-- START --

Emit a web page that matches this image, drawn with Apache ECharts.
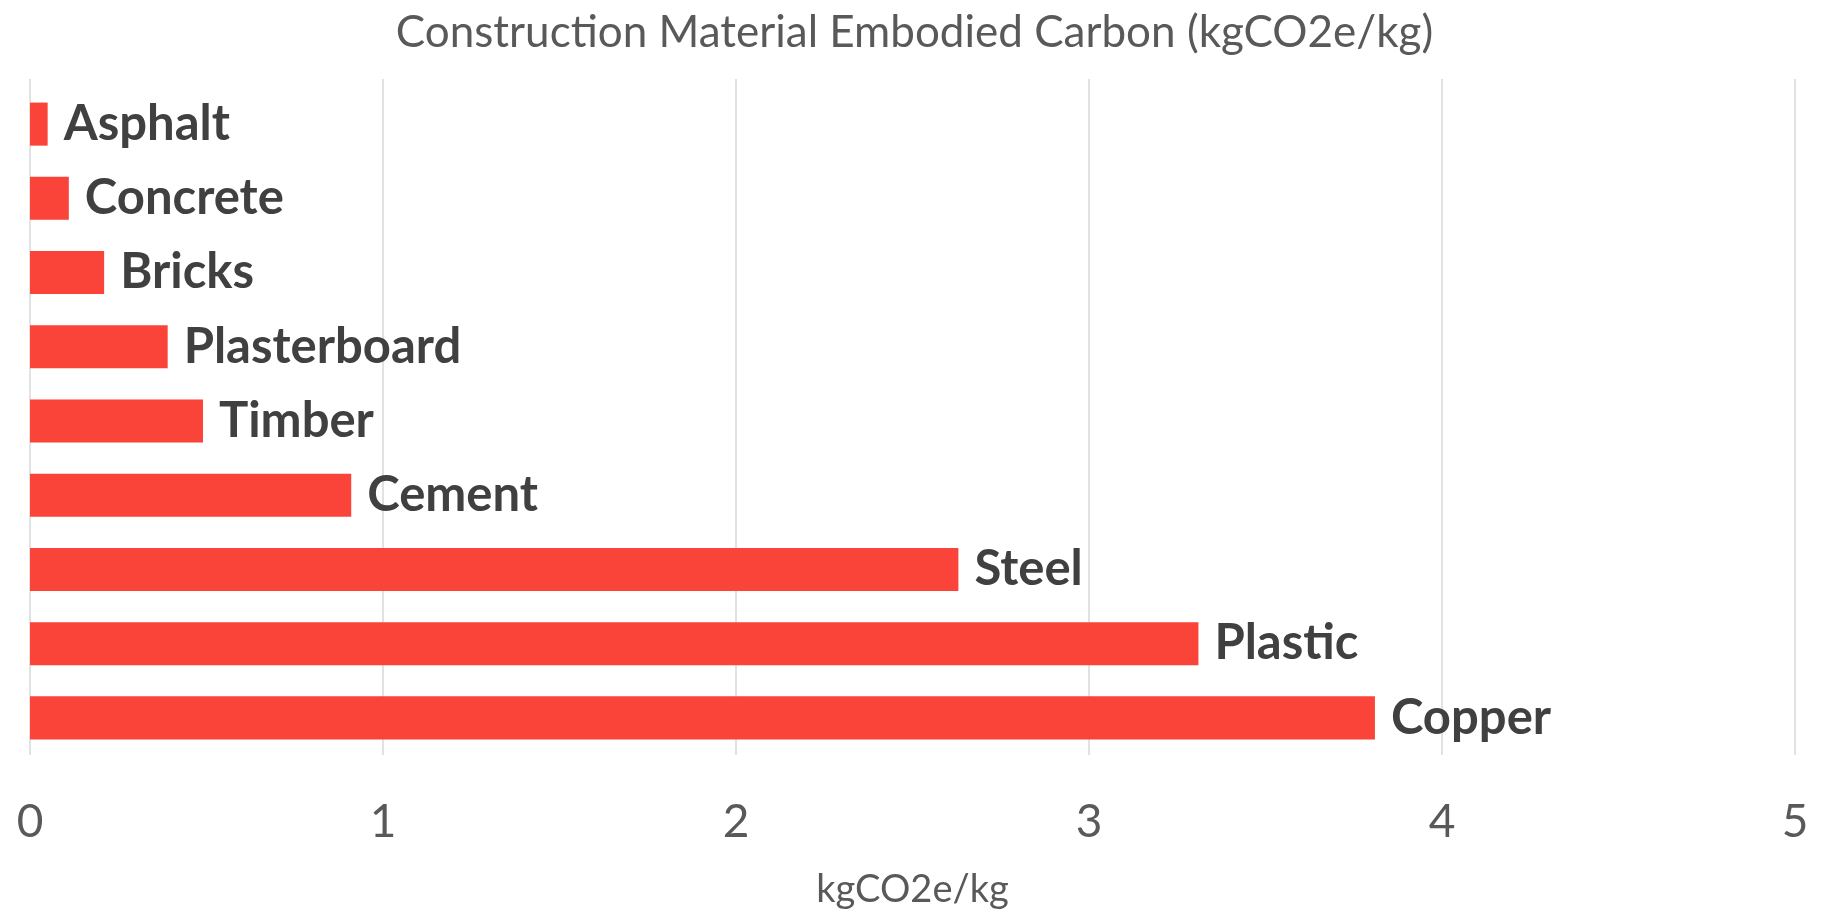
<!DOCTYPE html>
<html><head><meta charset="utf-8">
<script src="https://cdn.jsdelivr.net/npm/echarts@6/dist/echarts.min.js"></script>
<style>html,body{margin:0;padding:0;background:#fff}#c{width:1829px;height:914px}</style>
</head><body><div id="c"></div>
<script>
const categories = ["Asphalt","Concrete","Bricks","Plasterboard","Timber","Cement","Steel","Plastic","Copper"];
const values = [0.05, 0.11, 0.21, 0.39, 0.49, 0.91, 2.63, 3.31, 3.81];
const title = "Construction Material Embodied Carbon (kgCO2e/kg)";
const axisName = "kgCO2e/kg";
const xTicks = {min: 0, max: 5, interval: 1};

const chart = echarts.init(document.getElementById('c'));
chart.setOption({
  animation: false,
  backgroundColor: '#fff',
  title: {text: title, left: 'center', top: 6, textStyle: {fontFamily: 'Lato', fontWeight: 'normal', fontSize: 44, color: '#595959'}},
  grid: [
    {left: 30, right: 34, top: 79, bottom: 158, containLabel: false},
    {left: 30, right: 34, top: 87, bottom: 159, containLabel: false}
  ],
  xAxis: [
    {type: 'value', gridIndex: 0, min: xTicks.min, max: xTicks.max, interval: xTicks.interval,
      name: axisName, nameLocation: 'middle', nameGap: 116,
      nameTextStyle: {fontFamily: 'Lato', fontSize: 38, color: '#595959'},
      axisLine: {show: false}, axisTick: {show: false},
      axisLabel: {fontFamily: 'Lato', fontSize: 46, color: '#595959', margin: 44},
      splitLine: {show: true, lineStyle: {color: '#d9d9d9', width: 1.5}}},
    {type: 'value', gridIndex: 1, min: xTicks.min, max: xTicks.max, interval: xTicks.interval,
      axisLine: {show: false}, axisTick: {show: false}, axisLabel: {show: false}, splitLine: {show: false}}
  ],
  yAxis: [
    {type: 'category', gridIndex: 0, data: categories, inverse: true, show: false},
    {type: 'category', gridIndex: 1, data: categories, inverse: true,
      axisLine: {show: false}, axisTick: {show: false}, axisLabel: {show: false}, splitLine: {show: false}}
  ],
  series: [{type: 'bar', xAxisIndex: 1, yAxisIndex: 1, data: values, barCategoryGap: '42%',
    itemStyle: {color: '#FA4339'},
    label: {show: true, position: 'right', distance: 16, formatter: '{b}',
      fontFamily: 'Lato', fontWeight: 'bold', fontSize: 49, color: '#404040'}}]
});
</script></body></html>
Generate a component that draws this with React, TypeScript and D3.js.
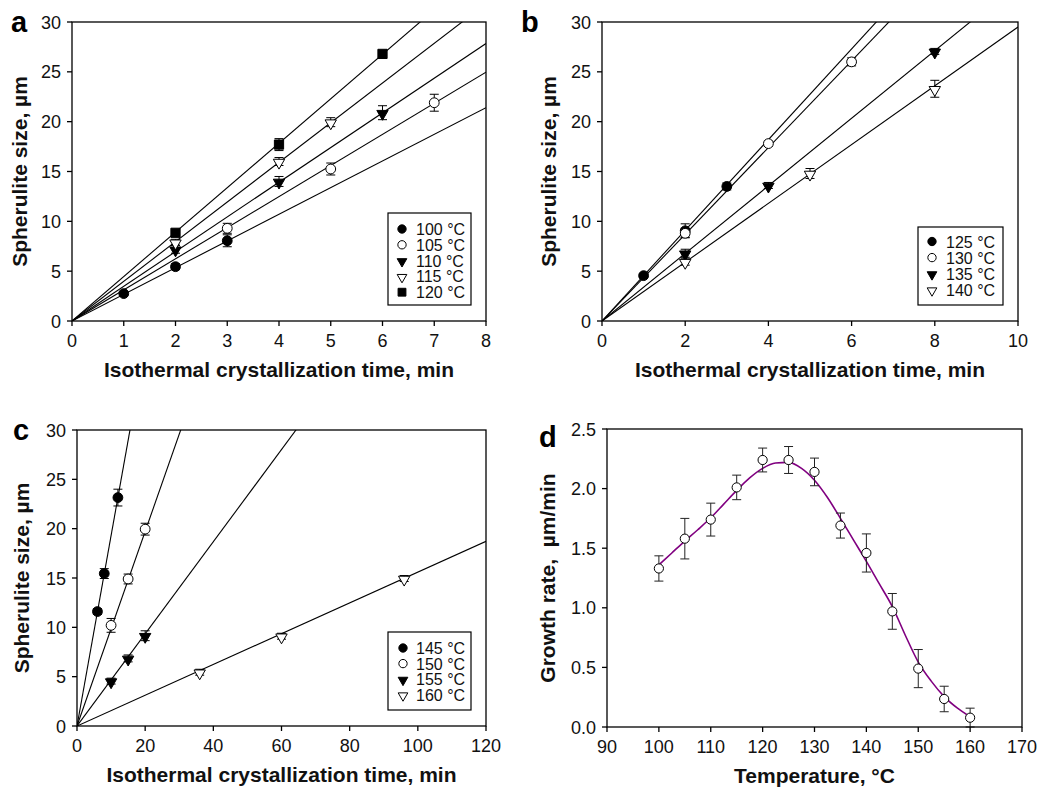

-- END --

Give back the entries verbatim. Do not include any picture.

Emit a web page that matches this image, drawn with Apache ECharts.
<!DOCTYPE html>
<html><head><meta charset="utf-8">
<script src="https://cdn.jsdelivr.net/npm/echarts@6/dist/echarts.min.js"></script>
<style>html,body{margin:0;padding:0;background:#fff}#c{width:1829px;height:914px}</style>
</head><body><div id="c"></div>
<script>
const categories = ["Asphalt","Concrete","Bricks","Plasterboard","Timber","Cement","Steel","Plastic","Copper"];
const values = [0.05, 0.11, 0.21, 0.39, 0.49, 0.91, 2.63, 3.31, 3.81];
const title = "Construction Material Embodied Carbon (kgCO2e/kg)";
const axisName = "kgCO2e/kg";
const xTicks = {min: 0, max: 5, interval: 1};

const chart = echarts.init(document.getElementById('c'));
chart.setOption({
  animation: false,
  backgroundColor: '#fff',
  title: {text: title, left: 'center', top: 6, textStyle: {fontFamily: 'Lato', fontWeight: 'normal', fontSize: 44, color: '#595959'}},
  grid: [
    {left: 30, right: 34, top: 79, bottom: 158, containLabel: false},
    {left: 30, right: 34, top: 87, bottom: 159, containLabel: false}
  ],
  xAxis: [
    {type: 'value', gridIndex: 0, min: xTicks.min, max: xTicks.max, interval: xTicks.interval,
      name: axisName, nameLocation: 'middle', nameGap: 116,
      nameTextStyle: {fontFamily: 'Lato', fontSize: 38, color: '#595959'},
      axisLine: {show: false}, axisTick: {show: false},
      axisLabel: {fontFamily: 'Lato', fontSize: 46, color: '#595959', margin: 44},
      splitLine: {show: true, lineStyle: {color: '#d9d9d9', width: 1.5}}},
    {type: 'value', gridIndex: 1, min: xTicks.min, max: xTicks.max, interval: xTicks.interval,
      axisLine: {show: false}, axisTick: {show: false}, axisLabel: {show: false}, splitLine: {show: false}}
  ],
  yAxis: [
    {type: 'category', gridIndex: 0, data: categories, inverse: true, show: false},
    {type: 'category', gridIndex: 1, data: categories, inverse: true,
      axisLine: {show: false}, axisTick: {show: false}, axisLabel: {show: false}, splitLine: {show: false}}
  ],
  series: [{type: 'bar', xAxisIndex: 1, yAxisIndex: 1, data: values, barCategoryGap: '42%',
    itemStyle: {color: '#FA4339'},
    label: {show: true, position: 'right', distance: 16, formatter: '{b}',
      fontFamily: 'Lato', fontWeight: 'bold', fontSize: 49, color: '#404040'}}]
});
</script></body></html>
Generate a component that draws this with React, TypeScript and D3.js.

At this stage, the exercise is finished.